To Some, Lights Are Noisy
Scientists discover a rare condition in which people hear flashes of light.
Aug. 20, 2008— -- Scientists at the California Institute of Technology have discovered a new form of synesthesia, a rare but benign condition in which some people see the world quite differently than the rest of us. To them, letters or numbers have specific colors and tastes, may have specific shapes, because one sensory perception mysteriously leads to an automatic experience in a second sensory pathway.
Now, it turns out, some synesthetes hear sounds when they see movement or flashes of light.

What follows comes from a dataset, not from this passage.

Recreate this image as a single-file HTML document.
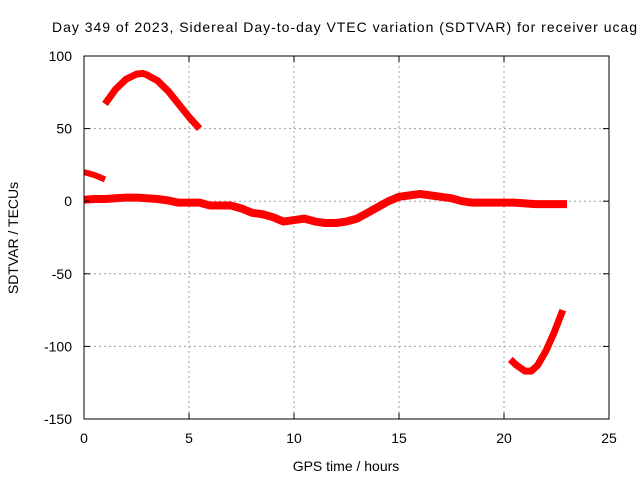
<!DOCTYPE html>
<html><head><meta charset="utf-8"><style>
body{margin:0;background:#fff}
svg{font-family:"Liberation Sans",sans-serif;font-size:14px}
</style></head><body>
<svg id="c" width="640" height="480">
<text x="52" y="32" textLength="585" lengthAdjust="spacing">Day 349 of 2023, Sidereal Day-to-day VTEC variation (SDTVAR) for receiver ucag</text>
<text x="346" y="471" text-anchor="middle">GPS time / hours</text>
<text transform="translate(18,238) rotate(-90)" text-anchor="middle">SDTVAR / TECUs</text>
<g id="grid"></g><g id="series"></g>
<rect x="84" y="56" width="525" height="363" fill="none" stroke="#000"/>
<g id="axes"></g>
</svg>
<script>
const xTicks=[0,5,10,15,20,25];
const yTicks=[100,50,0,-50,-100,-150];
const mainHours=[0,0.5,1,1.5,2,2.5,3,3.5,4,4.5,5,5.5,6,6.5,7,7.5,8,8.5,9,9.5,10,10.5,11,11.5,12,12.5,13,13.5,14,14.5,15,15.5,16,16.5,17,17.5,18,18.5,19,19.5,20,20.5,21,21.5,22,22.5,23];
const mainValues=[1,1.5,1.5,2,2.5,2.5,2,1.5,0.5,-1,-1,-1,-3,-3,-3,-5,-8,-9,-11,-14,-13,-12,-14,-15,-15,-14,-12,-8,-4,0,3,4,5,4,3,2,0,-1,-1,-1,-1,-1,-1.5,-2,-2,-2,-2];
const arcHours=[1,1.5,2,2.5,2.8,3,3.5,4,4.5,5,5.5];
const arcValues=[67,77,84,87.5,88,87,83,76,67,58,50];
const shortHours=[0,0.5,1];
const shortValues=[20,18,15];
const tailHours=[20.3,20.6,21,21.3,21.6,22,22.4,22.8];
const tailValues=[-109,-113,-117,-117,-113,-103,-90,-75];
const X=h=>84+h*21, Y=v=>56+(100-v)*363/250;
const NS="http://www.w3.org/2000/svg";
function mk(t,a,p){const e=document.createElementNS(NS,t);for(const k in a)e.setAttribute(k,a[k]);p.appendChild(e);return e;}
const g=document.getElementById('grid'),ax=document.getElementById('axes'),s=document.getElementById('series');
xTicks.forEach(t=>{const x=X(t);
 if(t>0&&t<25){const l=mk('line',{x1:x,x2:x,y1:56,y2:419,stroke:'#a0a0a0','stroke-dasharray':'2,3'},g);
 
 }
 mk('line',{x1:x,x2:x,y1:419,y2:413,stroke:'#000'},ax);mk('line',{x1:x,x2:x,y1:56,y2:62,stroke:'#000'},ax);
 const tx=mk('text',{x:x,y:443,'text-anchor':'middle'},ax);tx.textContent=t;
 
 });
yTicks.forEach(t=>{const y=Y(t);
 if(t<100&&t>-150){const l=mk('line',{x1:84,x2:609,y1:y,y2:y,stroke:'#a0a0a0','stroke-dasharray':'2,3'},g);
 
 }
 mk('line',{x1:84,x2:90,y1:y,y2:y,stroke:'#000'},ax);mk('line',{x1:609,x2:603,y1:y,y2:y,stroke:'#000'},ax);
 const tx=mk('text',{x:72,y:y+5,'text-anchor':'end'},ax);tx.textContent=t;
 
 });
function line(hs,vs,w,name){const p=mk('polyline',{points:hs.map((h,i)=>X(h)+','+Y(vs[i])).join(' '),fill:'none',stroke:'#f00','stroke-width':w,'stroke-linejoin':'round'},s);
 
 }
line(mainHours,mainValues,8,'main-series');
line(arcHours,arcValues,7,'arc-series');
line(shortHours,shortValues,6,'short-series');
line(tailHours,tailValues,7,'tail-series');
</script>
</body></html>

The discovery took neurologist Melissa Saenz by surprise. She was running a program on her computer in the Caltech Brain Imaging Center when a group of students passed by. The screen on her computer showed bright lights moving rapidly back and forth, and a student asked a question that has precipitated a whole new field of inquiry.
"Out of the blue, one of the students asked, 'Does anyone else hear something when you look at that?'" Saenz said in a telephone interview. None of the others heard anything, because there was no sound associated with the lights.
Saenz interviewed the student at length, and determined that the student did, indeed, have synesthesia. Along with Christof Koch, professor of cognitive and behavioral biology at Caltech, Saenz searched the scientific literature for similar cases, but "no one had published a paper on auditory synesthesia, so it hadn't been reported before," she said.
It didn't take long for Saenz to locate three other people affiliated with Caltech, either students or members of the community, who also have auditory synesthesia. A series of experiments have demonstrated that the condition is quite real, and even somewhat beneficial to the synesthetes.
"They have a slightly enhanced soundtrack in life," she said, and she suspects they are more numerous than had been thought, especially since a new form of the condition has been discovered.
Saenz believes auditory synesthetes have not been known about before because objects that move, and bright flashes of light, often occur with sounds, so it's a little harder to detect. In some cases, she said, synesthetes may realize they are different when they hear sounds where there clearly should be none, like sounds coming from a television set when the audio is turned off.